# Task description
Lift out each line of the data that holds "with".

# Dataset content
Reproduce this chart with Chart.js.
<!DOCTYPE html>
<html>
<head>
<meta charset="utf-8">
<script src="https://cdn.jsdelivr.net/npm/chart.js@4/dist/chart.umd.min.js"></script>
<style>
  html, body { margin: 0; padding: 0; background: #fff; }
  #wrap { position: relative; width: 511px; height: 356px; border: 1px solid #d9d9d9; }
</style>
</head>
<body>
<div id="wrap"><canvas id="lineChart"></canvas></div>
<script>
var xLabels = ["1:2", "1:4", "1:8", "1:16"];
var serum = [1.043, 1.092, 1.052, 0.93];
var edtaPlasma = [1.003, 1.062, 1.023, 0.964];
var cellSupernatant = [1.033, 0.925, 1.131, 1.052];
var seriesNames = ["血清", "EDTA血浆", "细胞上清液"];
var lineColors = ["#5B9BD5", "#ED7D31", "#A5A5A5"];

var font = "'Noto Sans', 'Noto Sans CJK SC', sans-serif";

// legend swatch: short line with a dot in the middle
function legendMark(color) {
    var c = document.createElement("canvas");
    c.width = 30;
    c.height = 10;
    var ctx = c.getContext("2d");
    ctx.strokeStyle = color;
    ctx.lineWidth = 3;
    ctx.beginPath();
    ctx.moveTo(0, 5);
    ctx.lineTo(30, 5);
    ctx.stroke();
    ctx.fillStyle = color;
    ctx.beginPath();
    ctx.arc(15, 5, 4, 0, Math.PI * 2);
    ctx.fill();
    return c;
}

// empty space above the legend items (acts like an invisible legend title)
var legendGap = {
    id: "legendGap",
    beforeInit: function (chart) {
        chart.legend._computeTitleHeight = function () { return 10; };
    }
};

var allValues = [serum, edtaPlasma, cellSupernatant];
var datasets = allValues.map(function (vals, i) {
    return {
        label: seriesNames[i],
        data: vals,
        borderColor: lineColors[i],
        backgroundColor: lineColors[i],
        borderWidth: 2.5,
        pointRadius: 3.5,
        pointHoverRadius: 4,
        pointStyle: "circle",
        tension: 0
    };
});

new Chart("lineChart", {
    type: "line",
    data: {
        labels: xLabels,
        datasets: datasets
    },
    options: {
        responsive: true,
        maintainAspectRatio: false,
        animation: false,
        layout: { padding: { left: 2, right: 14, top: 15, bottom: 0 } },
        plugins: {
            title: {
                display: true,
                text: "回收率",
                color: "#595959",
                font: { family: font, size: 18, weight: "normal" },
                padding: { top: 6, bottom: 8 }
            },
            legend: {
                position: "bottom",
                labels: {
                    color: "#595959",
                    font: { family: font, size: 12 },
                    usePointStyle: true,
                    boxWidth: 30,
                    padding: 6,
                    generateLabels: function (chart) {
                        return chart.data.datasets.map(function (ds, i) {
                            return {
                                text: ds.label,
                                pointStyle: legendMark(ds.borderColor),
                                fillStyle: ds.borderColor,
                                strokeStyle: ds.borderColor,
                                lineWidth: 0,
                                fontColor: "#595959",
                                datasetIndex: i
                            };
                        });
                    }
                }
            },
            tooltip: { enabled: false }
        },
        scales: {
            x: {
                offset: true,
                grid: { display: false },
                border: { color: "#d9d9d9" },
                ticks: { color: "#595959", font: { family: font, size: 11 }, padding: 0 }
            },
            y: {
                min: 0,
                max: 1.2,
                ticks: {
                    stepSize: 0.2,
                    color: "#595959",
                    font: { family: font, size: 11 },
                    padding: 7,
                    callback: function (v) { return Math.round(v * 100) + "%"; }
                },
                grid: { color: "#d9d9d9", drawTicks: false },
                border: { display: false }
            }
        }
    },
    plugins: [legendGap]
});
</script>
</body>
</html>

# Response
Reproduce this chart with Chart.js.
// legend swatch: short line with a dot in the middle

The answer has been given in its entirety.